Nachdem das Bundesverfassungsgericht 2020 den umstrittenen § 217 StGB für verfassungswidrig erklärte, der die geschäftsmäßige Förderung der Selbsttötung verbot, berät der Bundestag derzeit über drei Gesetzentwürfe zum Thema Sterbehilfe. Die Entwürfe sehen unterschiedliche Verfahren vor, um den assistierten Suizid in gewissen Grenzen zulässig auszugestalten. Dabei stellen sie in unterschiedlichem Ausmaß auf das Strafrecht ab.
Die Gesetzentwürfe sind vom Bundestag bereits in erster Lesung diskutiert worden. Am 28. November 2022 befasste sich der Rechtsausschuss des Bundestages in einer öffentlichen Anhörung mit den Vorschlägen. Die elf geladenen Sachverständigen kamen aus der Rechtswissenschaft und -Praxis, der (Palliativ)Medizin, der Suizidforschung und Ethik.
Gaede warnt vor übermäßigem Einsatz des Strafrechts
Auch Professor Dr. Karsten Gaede, Direktor des Instituts für Medizinrecht an der Bucerius Law School, war als Sachverständiger geladen. In der Anhörung betonte Gaede, dass sich der Gesetzgeber nach dem Leiturteil des Bundesverfassungsgerichts um eine strikt verhältnismäßige Regelung der komplexen Materie bemühen müsse. Er kritisierte insbesondere den Entwurf, der federführend von den Abgeordneten Castellucci/Heveling erarbeitet wurde. Eine umfassende Strafnorm sei nicht das, was das Grundgesetz fordere. Der Entwurf überfordere zudem mit seinem komplizierten Verfahren absehbar diejenigen, die zur Suizidassistenz bereit wären.

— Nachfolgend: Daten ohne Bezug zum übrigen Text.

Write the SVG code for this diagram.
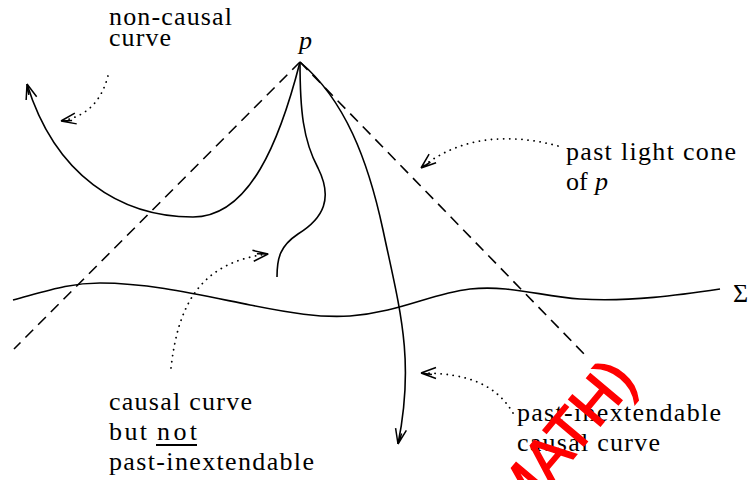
<svg xmlns="http://www.w3.org/2000/svg" width="754" height="480" viewBox="0 0 754 480">
<defs>
<style>
.t{font-family:"Liberation Serif","DejaVu Serif","Times New Roman",serif;font-size:26px;fill:#000}
.i{font-style:italic}
.w{font-family:"Liberation Sans",Arial,sans-serif;font-size:60px;fill:#f00;stroke:#f00;stroke-width:1.5}
.c{fill:none;stroke:#000;stroke-width:1.6}
.d{fill:none;stroke:#000;stroke-width:1.6;stroke-dasharray:11 7}
.o{fill:none;stroke:#000;stroke-width:1.8;stroke-dasharray:0.1 6;stroke-linecap:round}
</style>
<marker id="ah" viewBox="-16 -8 18 16" refX="0" refY="0" markerWidth="18" markerHeight="16" markerUnits="userSpaceOnUse" orient="auto">
<path d="M0,0 L-15,-5.5 M0,0 L-15,5.5 M0,0 L-11,-1.5" fill="none" stroke="#000" stroke-width="1.5"/>
</marker>
</defs>
<rect width="754" height="480" fill="#fff"/>
<g id="connectors">
<path id="cone-left" class="d" d="M300,62 L14,349"/>
<path id="cone-right" class="d" d="M300,62 L588,358"/>
<path id="sigma" class="c" d="M13,300 C50,290 70,283 100,283 C150,283 200,295 250,305 C290,313 320,318 350,316 C400,312 430,294 470,289 C510,285 540,296 580,299 C630,302 680,295 720,289"/>
<path id="noncausal" class="c" marker-end="url(#ah)" d="M300,62 C280,140 250,217 193,217 C120,217 55,175 27,84"/>
<path id="causal-ext" class="c" d="M300,62 C300,110 303,140 318,168 C333,198 324,218 298,234 C280,246 277,258 277,277"/>
<path id="inext" class="c" marker-end="url(#ah)" d="M300,62 C345,100 368,160 383,230 C400,310 415,360 398,444"/>
<path id="dot-noncausal" class="o" marker-end="url(#ah)" d="M108,76 C102,98 90,116 61,121"/>
<path id="dot-cone" class="o" marker-end="url(#ah)" d="M558,146 C510,133 460,136 421,168"/>
<path id="dot-causal" class="o" marker-end="url(#ah)" d="M171,368 C178,305 200,262 268,254"/>
<path id="dot-inext" class="o" marker-end="url(#ah)" d="M513,413 C497,386 470,373 421,373"/>
</g>
<g id="label-p"><text class="t i" x="299" y="49">p</text></g>
<g id="label-sigma"><text class="t" x="733" y="302" font-size="27">Σ</text></g>
<g id="label-noncausal">
<text class="t" x="109" y="25" textLength="123" lengthAdjust="spacing">non-causal</text>
<text class="t" x="109" y="46" textLength="62" lengthAdjust="spacing">curve</text>
</g>
<g id="label-cone">
<text class="t" x="566" y="160" textLength="170" lengthAdjust="spacing">past light cone</text>
<text class="t" x="566" y="190">of</text>
<text class="t i" x="595" y="190">p</text>
</g>
<g id="label-causal">
<text class="t" x="109" y="410" textLength="143" lengthAdjust="spacing">causal curve</text>
<text class="t" x="109" y="440" textLength="38" lengthAdjust="spacing">but</text>
<text class="t" x="157" y="440" textLength="40" lengthAdjust="spacing">not</text>
<line x1="156" y1="445" x2="197" y2="445" stroke="#000" stroke-width="1.8"/>
<text class="t" x="109" y="470" textLength="205" lengthAdjust="spacing">past-inextendable</text>
</g>
<g id="label-inext">
<text class="t" x="517" y="421" textLength="204" lengthAdjust="spacing">past-inextendable</text>
<text class="t" x="517" y="451" textLength="143" lengthAdjust="spacing">causal curve</text>
</g>
<g id="watermark">
<text class="w" x="0" y="0" transform="translate(572,460) rotate(-50)" text-anchor="middle">(MATH)</text>
</g>
</svg>
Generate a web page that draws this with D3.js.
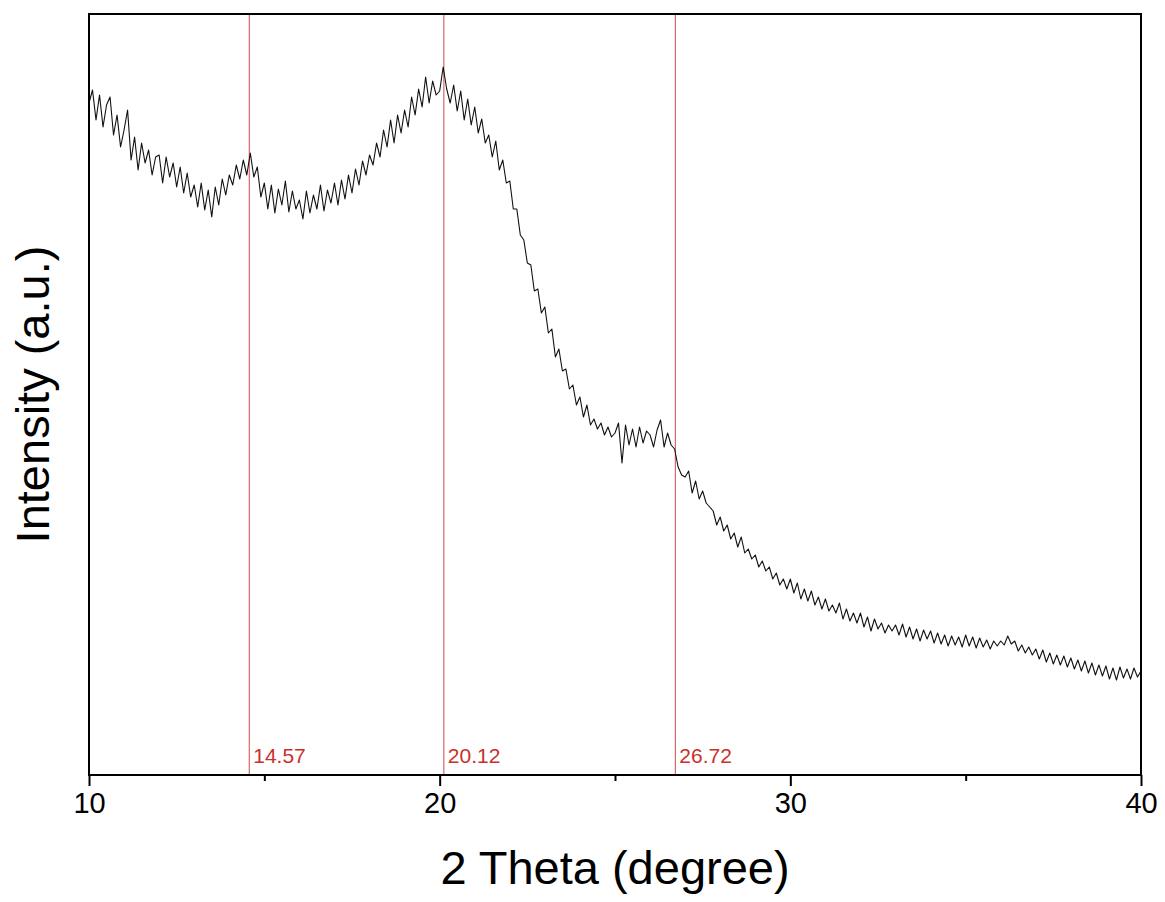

Vor allem hob Gaede hervor, dass der auf Repression bedachte Entwurf tatsächlich nicht der Enttabuisierung und Entstigmatisierung von Suizidgedanken diene, wie es der parallele Antrag der Abgeordneten zugunsten einer ausgebauten Suizidprävention zu Recht verlange. Vielmehr erweise er diesem Anliegen einen „Bärendienst“, indem er diejenigen weitgehend kriminalisiere, die zu Untersuchungen und lebensbejahenden Beratungen bei einem geäußerten Suizidwunsch bereit seien.
Ein strafbewehrtes Verbot grob anstößiger Werbung für Angebote der Suizidassistenz hielt Gaede hingegen für verfassungsrechtlich zulässig. Er warnte aber auch insoweit davor, vor allem auf das Strafrecht zu setzen, das von den eigentlichen Präventionsaufgaben eher ablenken könne:
„Strafrecht ist immer billig, ein kontinuierliches und konkretes Präventionskonzept ist dagegen teuer“.